Given data =>
"""
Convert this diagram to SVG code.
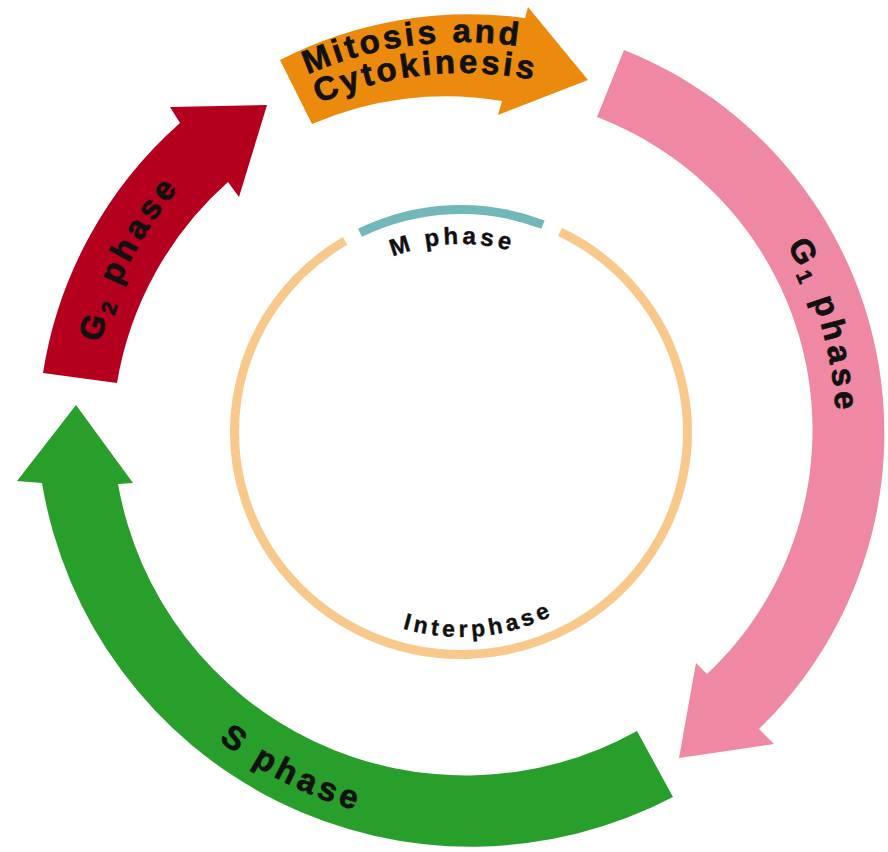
<svg xmlns="http://www.w3.org/2000/svg" xmlns:xlink="http://www.w3.org/1999/xlink" width="888" height="852" viewBox="0 0 888 852">
<style>
.lbl{font-family:"Liberation Sans",Arial,sans-serif;font-weight:bold;fill:#111;stroke:#111;stroke-width:0.7px;}
.big{font-size:33px;letter-spacing:4.5px;}
.orange{letter-spacing:3.3px;}
.mp{font-size:24px;letter-spacing:3.8px;stroke-width:0.4px;}
.ip{font-size:23px;letter-spacing:4px;stroke-width:0.4px;}
.ring{fill:none;stroke-width:9;}
</style>
<defs>
<path id="pG2" d="M 100.3,342.9 A 373 373 0 0 1 357.1,72.4"/>
<path id="pG1" d="M 787,245.2 A 373 373 0 0 1 785,618.2"/>
<path id="pS" d="M 218.7,740.4 A 395 395 0 0 0 609.7,796.8"/>
<path id="pM1" d="M 307.7,74.5 A 388 388 0 0 1 657,94"/>
<path id="pM2" d="M 318.9,103.4 A 357 357 0 0 1 641.5,120.8"/>
<path id="pMp" d="M 333.7,293.6 A 188 188 0 0 1 575.2,282.7"/>
<path id="pIn" d="M 344.3,600.5 A 205 205 0 0 0 606.7,576.2"/>
</defs>
<rect width="888" height="852" fill="#fff"/>
<g id="inner-cycle">
<path class="ring" stroke="#F9C98C" d="M 560,231.9 A 226.5 222.5 0 1 1 345,240.9"/>
<path class="ring" stroke="#72B8B9" d="M 360,232.8 A 226.5 222.5 0 0 1 543,224.6"/>
<text class="lbl mp"><textPath xlink:href="#pMp" href="#pMp" startOffset="50%" text-anchor="middle">M phase</textPath></text>
<text class="lbl ip"><textPath xlink:href="#pIn" href="#pIn" startOffset="50%" text-anchor="middle">Interphase</textPath></text>
</g>
<g id="connectors">
<g id="g2-phase">
<path fill="#B4001E" d="M 43,373 A 420 420 0 0 1 180,123 L 170,107 L 267,105 L 239,197 L 228,182 A 344 344 0 0 0 117,383 Z"/>
<text class="lbl big"><textPath xlink:href="#pG2" href="#pG2">G<tspan font-size="21" dy="6">2</tspan><tspan dy="-6"> phase</tspan></textPath></text>
</g>
<g id="mitosis">
<path fill="#EC8A0E" d="M 280,60 A 414 414 0 0 1 525,18 L 528,7 L 588,80 L 498,115 L 502,101 A 336 336 0 0 0 312,124 Z"/>
<text class="lbl big orange"><textPath xlink:href="#pM1" href="#pM1">Mitosis and</textPath></text>
<text class="lbl big orange"><textPath xlink:href="#pM2" href="#pM2">Cytokinesis</textPath></text>
</g>
<g id="g1-phase">
<path fill="#EF88A2" d="M 624,50 A 412 412 0 0 1 759,729 L 774,744 L 679,758 L 696,663 L 707,674 A 335 335 0 0 0 597,117 Z"/>
<text class="lbl big"><textPath xlink:href="#pG1" href="#pG1">G<tspan font-size="21" dy="6">1</tspan><tspan dy="-6"> phase</tspan></textPath></text>
</g>
<g id="s-phase">
<path fill="#289F2A" d="M 673,797 A 435 435 0 0 1 42,483 L 17,481 L 76,405 L 133,483 L 118,484 A 353 353 0 0 0 637,731 Z"/>
<text class="lbl big"><textPath xlink:href="#pS" href="#pS">S phase</textPath></text>
</g>
</g>
</svg>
"""
Quote the data above in full, leaving out the pictures it holds.

Convert this diagram to SVG code.
<svg xmlns="http://www.w3.org/2000/svg" xmlns:xlink="http://www.w3.org/1999/xlink" width="888" height="852" viewBox="0 0 888 852">
<style>
.lbl{font-family:"Liberation Sans",Arial,sans-serif;font-weight:bold;fill:#111;stroke:#111;stroke-width:0.7px;}
.big{font-size:33px;letter-spacing:4.5px;}
.orange{letter-spacing:3.3px;}
.mp{font-size:24px;letter-spacing:3.8px;stroke-width:0.4px;}
.ip{font-size:23px;letter-spacing:4px;stroke-width:0.4px;}
.ring{fill:none;stroke-width:9;}
</style>
<defs>
<path id="pG2" d="M 100.3,342.9 A 373 373 0 0 1 357.1,72.4"/>
<path id="pG1" d="M 787,245.2 A 373 373 0 0 1 785,618.2"/>
<path id="pS" d="M 218.7,740.4 A 395 395 0 0 0 609.7,796.8"/>
<path id="pM1" d="M 307.7,74.5 A 388 388 0 0 1 657,94"/>
<path id="pM2" d="M 318.9,103.4 A 357 357 0 0 1 641.5,120.8"/>
<path id="pMp" d="M 333.7,293.6 A 188 188 0 0 1 575.2,282.7"/>
<path id="pIn" d="M 344.3,600.5 A 205 205 0 0 0 606.7,576.2"/>
</defs>
<rect width="888" height="852" fill="#fff"/>
<g id="inner-cycle">
<path class="ring" stroke="#F9C98C" d="M 560,231.9 A 226.5 222.5 0 1 1 345,240.9"/>
<path class="ring" stroke="#72B8B9" d="M 360,232.8 A 226.5 222.5 0 0 1 543,224.6"/>
<text class="lbl mp"><textPath xlink:href="#pMp" href="#pMp" startOffset="50%" text-anchor="middle">M phase</textPath></text>
<text class="lbl ip"><textPath xlink:href="#pIn" href="#pIn" startOffset="50%" text-anchor="middle">Interphase</textPath></text>
</g>
<g id="connectors">
<g id="g2-phase">
<path fill="#B4001E" d="M 43,373 A 420 420 0 0 1 180,123 L 170,107 L 267,105 L 239,197 L 228,182 A 344 344 0 0 0 117,383 Z"/>
<text class="lbl big"><textPath xlink:href="#pG2" href="#pG2">G<tspan font-size="21" dy="6">2</tspan><tspan dy="-6"> phase</tspan></textPath></text>
</g>
<g id="mitosis">
<path fill="#EC8A0E" d="M 280,60 A 414 414 0 0 1 525,18 L 528,7 L 588,80 L 498,115 L 502,101 A 336 336 0 0 0 312,124 Z"/>
<text class="lbl big orange"><textPath xlink:href="#pM1" href="#pM1">Mitosis and</textPath></text>
<text class="lbl big orange"><textPath xlink:href="#pM2" href="#pM2">Cytokinesis</textPath></text>
</g>
<g id="g1-phase">
<path fill="#EF88A2" d="M 624,50 A 412 412 0 0 1 759,729 L 774,744 L 679,758 L 696,663 L 707,674 A 335 335 0 0 0 597,117 Z"/>
<text class="lbl big"><textPath xlink:href="#pG1" href="#pG1">G<tspan font-size="21" dy="6">1</tspan><tspan dy="-6"> phase</tspan></textPath></text>
</g>
<g id="s-phase">
<path fill="#289F2A" d="M 673,797 A 435 435 0 0 1 42,483 L 17,481 L 76,405 L 133,483 L 118,484 A 353 353 0 0 0 637,731 Z"/>
<text class="lbl big"><textPath xlink:href="#pS" href="#pS">S phase</textPath></text>
</g>
</g>
</svg>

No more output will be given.